There are great, easy-to-use, free image processing utilities you can use online. At Sporkforge I like the Comic Drawing Generator. Just upload a jpg image like this one.

Then Abracadabra Shazzam.
That was a Sensitivity Threshold value of 80, a brightness value of 200, the line option set to thin, and I checked “Apply Color” even though the image was black and white. Click the draw command and wait for the results. Then right-click the new image and save it to your computer.

By the way, this is a 1911 image of a cat on the shoulder of aviator John B Moisant from the Library of Congress Prints and Photographs collection.
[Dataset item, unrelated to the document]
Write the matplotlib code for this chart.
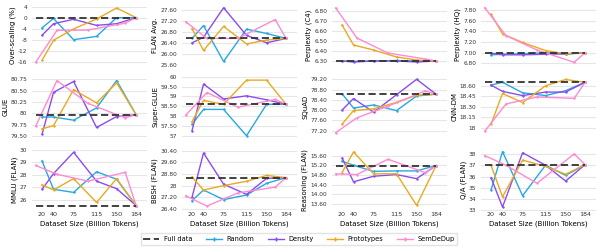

Here’s another image, a photograph of Siberian irises.

Abracadabra Shazzam.
That was a Sensitivity Threshold value of 35, a brightness value of 200, the line option set to thin, and I did not check “Apply Color” even though the image was color to begin with.

Understandably, there are limits on the size of images you can upload to Sporkforge, and what you can do with them there. But it’s a fun way to get started.

There are other online utilities that give you more options and are just as easy to use to explore another day. And I’m working on Gimp, which may have a steeper learning curve but when I get over the hump, watch out!